28 College Students That Went To Cabo For Spring Break Have Coronavirus

by Madison Vanderberg
Crowd of people sunbathing on beach, over head view
Robert Daly/Getty

70 students from the University of Texas at Austin are being monitored and 28 have tested positive for coronavirus after spring break trip

From the beaches of Florida to the farmer’s markets in California, since the onset of coronavirus in the states, many people continue to ignore the social distancing and six-feet guidelines and gather in public. However, the most egregious and public display of this was the hundreds of “spring breakers” that jetted off to Mexico and other domestic beaches despite constant warnings from local, state, and federal governments to stay home. Now, 28 college students at the University of Texas at Austin have tested positive for coronavirus after a group of 70 chartered a plane to Cabo San Lucas, Mexico last month.

According to the Austin Public Health Department, 70 students went to Mexico for spring break and now all of them are under investigation. 28 students from the group have tested positive for COVID-19 and dozens more are awaiting test results. The majority of the students chartered a plane for the trip, though some students returned home on separate commercial flights, putting other passengers at risk of infection.

“The 28 confirmed cases are self-isolating at this time. Others are under quarantine while being monitored and tested,” the Health Department added. They also noted that four of the students who tested positive did not show any symptoms. The Austin Health Department also added that “nearly half of those testing positive for COVID-19 in Austin-Travis County are between the ages of 20 and 40,” a statement they made in the hopes that it would urge “young people” to take the virus more serious.

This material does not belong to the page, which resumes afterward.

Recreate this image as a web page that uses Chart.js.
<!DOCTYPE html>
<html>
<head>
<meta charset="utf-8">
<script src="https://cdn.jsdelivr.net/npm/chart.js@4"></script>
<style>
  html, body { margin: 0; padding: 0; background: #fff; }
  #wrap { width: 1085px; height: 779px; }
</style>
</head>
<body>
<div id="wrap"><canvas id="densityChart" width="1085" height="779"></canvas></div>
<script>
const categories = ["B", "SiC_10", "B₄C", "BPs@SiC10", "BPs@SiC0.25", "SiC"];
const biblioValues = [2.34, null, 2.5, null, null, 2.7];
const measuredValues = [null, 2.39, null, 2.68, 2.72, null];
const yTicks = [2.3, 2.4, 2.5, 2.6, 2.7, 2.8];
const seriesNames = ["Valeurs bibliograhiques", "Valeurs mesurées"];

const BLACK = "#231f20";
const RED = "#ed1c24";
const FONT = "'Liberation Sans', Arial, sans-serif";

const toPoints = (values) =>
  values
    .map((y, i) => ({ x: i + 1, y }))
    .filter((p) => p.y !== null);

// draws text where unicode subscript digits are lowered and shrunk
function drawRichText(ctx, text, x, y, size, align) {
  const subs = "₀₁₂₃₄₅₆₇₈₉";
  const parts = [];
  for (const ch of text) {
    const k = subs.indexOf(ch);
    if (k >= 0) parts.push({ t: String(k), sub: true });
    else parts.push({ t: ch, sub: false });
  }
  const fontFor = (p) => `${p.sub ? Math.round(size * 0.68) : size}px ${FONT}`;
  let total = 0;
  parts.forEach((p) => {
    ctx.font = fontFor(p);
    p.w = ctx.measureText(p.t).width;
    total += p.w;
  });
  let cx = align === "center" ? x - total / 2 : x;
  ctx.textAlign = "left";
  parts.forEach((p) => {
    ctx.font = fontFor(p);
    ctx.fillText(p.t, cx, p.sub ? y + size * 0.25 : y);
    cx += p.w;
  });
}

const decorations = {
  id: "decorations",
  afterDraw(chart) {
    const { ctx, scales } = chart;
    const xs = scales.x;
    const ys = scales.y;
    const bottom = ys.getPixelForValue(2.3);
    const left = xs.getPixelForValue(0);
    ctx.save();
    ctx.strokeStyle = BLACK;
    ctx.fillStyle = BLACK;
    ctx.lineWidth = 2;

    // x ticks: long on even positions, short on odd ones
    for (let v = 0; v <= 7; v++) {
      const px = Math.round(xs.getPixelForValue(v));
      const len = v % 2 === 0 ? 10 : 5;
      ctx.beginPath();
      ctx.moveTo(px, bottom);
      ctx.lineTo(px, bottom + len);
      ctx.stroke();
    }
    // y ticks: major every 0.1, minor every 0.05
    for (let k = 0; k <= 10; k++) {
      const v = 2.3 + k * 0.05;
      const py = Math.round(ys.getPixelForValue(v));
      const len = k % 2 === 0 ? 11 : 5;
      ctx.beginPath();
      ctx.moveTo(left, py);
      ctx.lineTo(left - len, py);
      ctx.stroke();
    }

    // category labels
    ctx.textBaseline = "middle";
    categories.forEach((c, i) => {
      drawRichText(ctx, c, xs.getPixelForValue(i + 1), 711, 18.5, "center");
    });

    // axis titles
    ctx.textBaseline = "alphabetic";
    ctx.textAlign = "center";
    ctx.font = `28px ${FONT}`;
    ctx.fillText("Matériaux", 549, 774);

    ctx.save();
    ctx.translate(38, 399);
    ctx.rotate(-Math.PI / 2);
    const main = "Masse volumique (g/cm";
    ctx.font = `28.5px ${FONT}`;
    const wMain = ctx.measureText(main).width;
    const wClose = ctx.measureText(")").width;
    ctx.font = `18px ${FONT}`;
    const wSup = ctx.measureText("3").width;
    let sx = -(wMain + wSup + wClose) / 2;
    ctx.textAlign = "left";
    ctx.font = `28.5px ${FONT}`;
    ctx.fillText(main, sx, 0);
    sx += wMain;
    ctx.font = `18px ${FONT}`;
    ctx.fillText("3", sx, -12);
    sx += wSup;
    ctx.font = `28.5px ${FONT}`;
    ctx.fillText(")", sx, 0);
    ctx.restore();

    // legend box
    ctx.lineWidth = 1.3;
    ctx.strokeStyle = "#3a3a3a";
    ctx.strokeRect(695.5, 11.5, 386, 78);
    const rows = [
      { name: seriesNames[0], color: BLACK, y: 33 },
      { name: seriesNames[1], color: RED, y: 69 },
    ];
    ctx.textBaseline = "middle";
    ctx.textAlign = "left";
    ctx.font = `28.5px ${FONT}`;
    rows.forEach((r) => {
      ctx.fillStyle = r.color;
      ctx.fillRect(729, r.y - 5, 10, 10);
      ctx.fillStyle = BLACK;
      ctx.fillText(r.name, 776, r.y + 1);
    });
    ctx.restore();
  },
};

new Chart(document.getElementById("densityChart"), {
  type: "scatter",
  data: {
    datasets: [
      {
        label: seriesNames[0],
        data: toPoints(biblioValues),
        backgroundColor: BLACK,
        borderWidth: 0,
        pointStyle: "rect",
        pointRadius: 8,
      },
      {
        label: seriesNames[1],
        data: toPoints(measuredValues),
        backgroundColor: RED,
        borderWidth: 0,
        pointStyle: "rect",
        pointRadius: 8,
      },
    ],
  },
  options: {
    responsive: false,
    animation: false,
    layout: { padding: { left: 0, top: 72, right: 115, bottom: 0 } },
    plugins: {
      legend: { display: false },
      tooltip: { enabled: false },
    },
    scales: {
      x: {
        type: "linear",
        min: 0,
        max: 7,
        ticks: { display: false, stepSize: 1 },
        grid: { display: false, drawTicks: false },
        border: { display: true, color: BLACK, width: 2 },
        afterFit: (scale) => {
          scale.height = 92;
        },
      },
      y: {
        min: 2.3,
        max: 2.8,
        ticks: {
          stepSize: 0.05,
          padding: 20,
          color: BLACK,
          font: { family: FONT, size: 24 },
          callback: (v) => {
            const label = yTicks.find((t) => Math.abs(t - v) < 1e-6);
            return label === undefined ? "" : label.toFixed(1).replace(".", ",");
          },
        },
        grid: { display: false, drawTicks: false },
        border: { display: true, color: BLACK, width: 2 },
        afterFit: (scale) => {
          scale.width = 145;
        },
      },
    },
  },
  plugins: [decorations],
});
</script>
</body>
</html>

A university spokesperson told NPR that the spring break trip was believed to have taken place from March 14 to March 19, meaning the students returned home just one day before the administration advised U.S. citizens not to travel abroad, though the Austin Public Health Department added that the CDC’s recommendation against non-essential travel was certainly in place at the time of their trip. Additionally, a day after their return, Mexico and the United States restricted non-essential travel across the border.

“It hurts it does,” Camron Goodman, UT Austin Student Body President, told CBS Austin. “It’s devastating to hear that some of my peers tested positive for the virus.” Though she added that, “I don’t think it would be right for me to say what students shouldn’t do, but I think it would be my best interest to give students the facts, and a clear direction of what’s going on in our nation and how we can affect so many people.”

The president of the campus safety department also told CBS Austin that he’s not surprised that the students traveled despite the warnings, saying “students possibly didn’t believe it would impact them,” but now fears that retaliation against the spring breakers will prevent other sick students from coming forward for fear of public shaming.